Brian Miller shyly displays a picture of his first basketball team at Peninsula Temple Sholom. "That's me," he says, pointing to a scrawny 5-foot-1-inch blond kid, the shortest player on the team.
Now, Miller has a shelf full of awards to go with the old photo.
The 18-year-old graduating senior recently became the second athlete at San Mateo High School in 30 years to be named All-League in three sports. Miller was tapped for the Peninsula Athletic League's All-Star teams in football, basketball and tennis.
While his father and two older brothers encouraged him to excel at sports, he says it was his experience with the temple team that really taught him how to compete. At age 13, he wasn't just the shortest on the team, but one of the youngest.
"I was playing against guys that were 6 feet tall," says Miller, who has grown to about that height himself. "I got pushed around, beat up, they'd steal the ball from me.

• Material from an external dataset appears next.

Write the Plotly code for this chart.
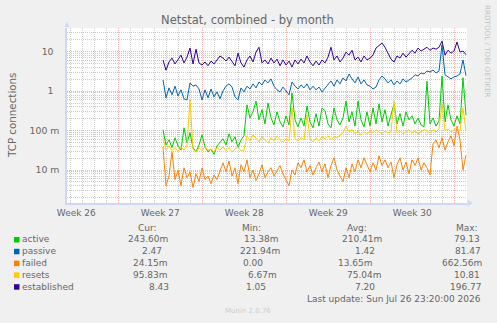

I was like, `This sport is not for me.' But the coach saw I had talent and told me to stick with it."
That year, Miller played in the youth Maccabi Games, the international Jewish olympics. The local team won a gold medal, and Miller says the victory gave him the confidence to try out for his high school team.
Miller — still tan from the tennis season — realizes the stereotype about Jews not making good athletes is limited.
"A lot of people hear, if you're Jewish, you can't play sports. When they see me, they might think, Jews can play."
Just to make sure, Miller practices hard. He and three friends play two-on-two basketball games, running the court at the local YMCA for a couple hours a day. What's more, the Hillsborough shooting guard also follows the practice games with an hour and half of weight lifting in the gym.
This season, Miller was captain of the basketball team, most valuable player, and second in the league in three-point shooting, his specialty. He and his tennis partner finished the season undefeated and tied with another pair for the league championship. In football, Miller played both offense and defense, helping his team win what's known as the "Little-Big Game" against Burlingame High School.
The blue-eyed athlete with a smile like someone on "Beverly Hills 90210," says he doesn't have a girlfriend and went to the prom with "just a friend."
It's hard to imagine Miller would have time for much of a social life. After his nightly work out, he comes home and dives into a pile of books. His academic diligence has led to a 3.8 grade point average, and both the Scholar Athlete Gold Medal from the Army and the Senior Scholar Athlete Award from San Mateo High School.
Looking back on his high school career, Miller admits combining athletics and academics was exhausting.
"Sometimes, all I wanted to do was sleep, but I had to study. My goal was to always get A's."
Next year, Miller will attempt to keep sports and studies going strong. As a business major at U.C. Santa Barbara, he will attempt to be a "walk-on" — a non-recruited player — on the basketball team there. If he makes it, he will follow in his father's fast footsteps; Robert Miller played football for the University of Wisconsin.
"He really did inspire me to play with his love of sports," Miller says of his father. "He always watched my games, and I like that. It gave us something in common."